The decision was abruptly announced just 13 days before the tournament is due to start, with Colombia having a request rejected to postpone the tournament, which was set to be joint-held with Argentina, for a second time amid protests.
The authority had declared on Sunday that Argentina would not be able to host the the continent’s showpiece international spectacle, citing “present circumstances” that are believed to be a nod to mounting covid cases.
Brazil last hosted and won the tournament in 2019.
“The CONMEBOL Copa America 2021 will be played in Brazil,” a statement read.
“Tournament start and end dates are confirmed. The venues and the fixture will be informed by CONMEBOL in the next few hours. The oldest national team tournament in the world will thrill the entire continent.”
In the hours that followed, potential host cities such as Manaus and Recife are already said to have pulled out.
Put simply, nobody can quite believe that a Copa America moved from Colombia and Argentina due to social unrest and health issues has been switched to a country that is suffering from both of those problems simultaneously.
Second only to the US in total deaths, Brazil has lost 462,000 people to Covid, while huge numbers of people took to the streets to protest against president Jair Bolsonaro’s negligence during the pandemic across the country at the weekend.
Even his vice president, Hamilton Mourao, has conceded there should be reason for concern, saying earlier: “It’s not that it’s safer, but it is less risky [than Argentina]. Not more.
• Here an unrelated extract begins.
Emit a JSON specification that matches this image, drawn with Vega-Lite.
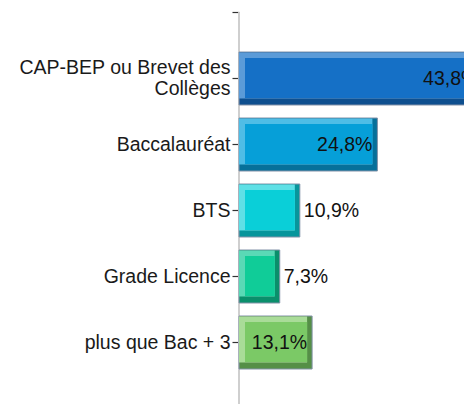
{
  "$schema": "https://vega.github.io/schema/vega-lite/v6.json",
  "autosize": "none",
  "width": 225,
  "height": 404,
  "padding": {"left": 239, "top": 0, "right": 0, "bottom": 0},
  "background": "white",
  "config": {
    "view": {"stroke": null},
    "locale": {"number": {"decimal": ",", "thousands": " ", "grouping": [3], "currency": ["", " €"]}}
  },
  "data": {
    "values": [
      {"niveau": "CAP-BEP ou Brevet des Collèges", "part": 0.438},
      {"niveau": "Baccalauréat", "part": 0.248},
      {"niveau": "BTS", "part": 0.109},
      {"niveau": "Grade Licence", "part": 0.073},
      {"niveau": "plus que Bac + 3", "part": 0.131}
    ]
  },
  "encoding": {
    "y": {
      "field": "niveau",
      "type": "nominal",
      "sort": null,
      "scale": {
        "domain": ["top", "CAP-BEP ou Brevet des Collèges", "Baccalauréat", "BTS", "Grade Licence", "plus que Bac + 3", "bot"],
        "range": [-13.9, 434.9],
        "paddingInner": 0.2,
        "paddingOuter": 0
      },
      "axis": {
        "title": null,
        "domain": false,
        "ticks": true,
        "tickColor": "#333333",
        "tickSize": 7,
        "tickWidth": 1.2,
        "labelPadding": 2,
        "labelFont": "Liberation Sans",
        "labelFontSize": 19.5,
        "labelColor": "#1a1a1a",
        "labelLineHeight": 21,
        "labelLimit": 300,
        "labelOffset": {"condition": {"test": "datum.value == 'CAP-BEP ou Brevet des Collèges'", "value": -10.5}, "value": 0},
        "labelExpr": "datum.value == 'CAP-BEP ou Brevet des Collèges' ? ['CAP-BEP ou Brevet des', 'Collèges'] : ((datum.value == 'top' || datum.value == 'bot') ? '' : datum.value)"
      }
    }
  },
  "layer": [
    {
      "mark": {"type": "rule", "color": "#cfcfcf", "strokeWidth": 1.5},
      "encoding": {
        "x": {"datum": 0, "type": "quantitative", "scale": {"domain": [0, 0.4032], "nice": false, "zero": true}, "axis": null},
        "y": {"datum": "top"},
        "y2": {"datum": "bot"}
      }
    },
    {
      "mark": {"type": "bar", "height": 53, "stroke": "#8392a8", "strokeWidth": 1},
      "encoding": {
        "x": {"field": "part", "type": "quantitative", "stack": null, "scale": {"domain": [0, 0.4032], "nice": false, "zero": true}, "axis": null},
        "x2": {"datum": 0},
        "color": {
          "field": "niveau", "type": "nominal", "legend": null,
          "scale": {"domain": ["CAP-BEP ou Brevet des Collèges", "Baccalauréat", "BTS", "Grade Licence", "plus que Bac + 3"],
                    "range": ["#0e4f8f", "#06709a", "#07959b", "#0a8f6b", "#558f47"]}
        }
      }
    },
    {
      "mark": {"type": "bar", "height": 46, "yOffset": -3, "xOffset": -5},
      "encoding": {
        "x": {"field": "part", "type": "quantitative", "stack": null},
        "x2": {"datum": 0},
        "color": {
          "field": "niveau", "type": "nominal", "legend": null,
          "scale": {"domain": ["CAP-BEP ou Brevet des Collèges", "Baccalauréat", "BTS", "Grade Licence", "plus que Bac + 3"],
                    "range": ["#5b9bd8", "#4fbde6", "#5fe0e6", "#5ad9b6", "#a9dc98"]}
        }
      }
    },
    {
      "mark": {"type": "bar", "height": 40, "yOffset": -0.5, "xOffset": -5, "x2Offset": 6},
      "encoding": {
        "x": {"field": "part", "type": "quantitative", "stack": null},
        "x2": {"datum": 0},
        "color": {
          "field": "niveau", "type": "nominal", "legend": null,
          "scale": {"domain": ["CAP-BEP ou Brevet des Collèges", "Baccalauréat", "BTS", "Grade Licence", "plus que Bac + 3"],
                    "range": ["#1570c6", "#069fd8", "#0acfd8", "#10cc98", "#7bc966"]}
        }
      }
    },
    {
      "transform": [{"filter": "datum.part > 0.12"}],
      "mark": {"type": "text", "align": "right", "baseline": "middle", "dx": -5, "font": "Liberation Sans", "fontSize": 19.5, "color": "#111111"},
      "encoding": {
        "x": {"field": "part", "type": "quantitative"},
        "text": {"field": "part", "type": "quantitative", "format": ".1%"}
      }
    },
    {
      "transform": [{"filter": "datum.part <= 0.12"}],
      "mark": {"type": "text", "align": "left", "baseline": "middle", "dx": 4, "font": "Liberation Sans", "fontSize": 19.5, "color": "#111111"},
      "encoding": {
        "x": {"field": "part", "type": "quantitative"},
        "text": {"field": "part", "type": "quantitative", "format": ".1%"}
      }
    }
  ],
  "resolve": {"scale": {"color": "independent"}}
}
Less. The risk is still there.”
“Until this morning, Brazil was not in the conversation,” pointed out Globo journalist Martin Fernandez.
“Both Conmebol and the [Brazilian FA] CBF ruled out the possibility because of the progress of the Brazilian league (which will not be interrupted) and the climate in the country.
“At the meeting, everything changed. Brazil saved the Conmebol tournament. At what cost?” he asked, highlighting that each team will be given $4 million for participating while $10 million is awarded to the winner.
In his blog, popular journalism personality Mauro Cezar, who has a million followers on Twitter alone, called the decision “inappropriate, risky, and dangerous”. Guilherme Boulos, who recently lost the Sao Paulo mayor election, dubbed it “a debauchery with our people”.
“It’s a shame, an insult, a slap in the face of Brazilians,” said SPORTV commentator Luiz Roberto.
“If it was a commitment made a year ago, OK. But taking on this responsibility 12 days before the event, in the midst of the health crisis, excuse me… I disagree,” said a sporting celebrity as high-profile as Cezar, Paulo Vinicius Coelho.
“If the [original] headquarters cannot [host it], it is not Brazil’s responsibility.”
With the venues still yet to be confirmed and seeming to drop out by the hour, at least one sound suggestion has been made among the mess.
“All matches in the state of Sao Paulo,” Ricardo Fort wrote online, “using four stadiums (Allianz Parque, Pacaembu, Morumbi and Corinthians Arena).
“Teams confined to their hotels. No public. Limited press attendance. Covid tests daily.”
With under two weeks to go until the scheduled start of the tournament, the timescale to make those huge decisions in is vanishingly small.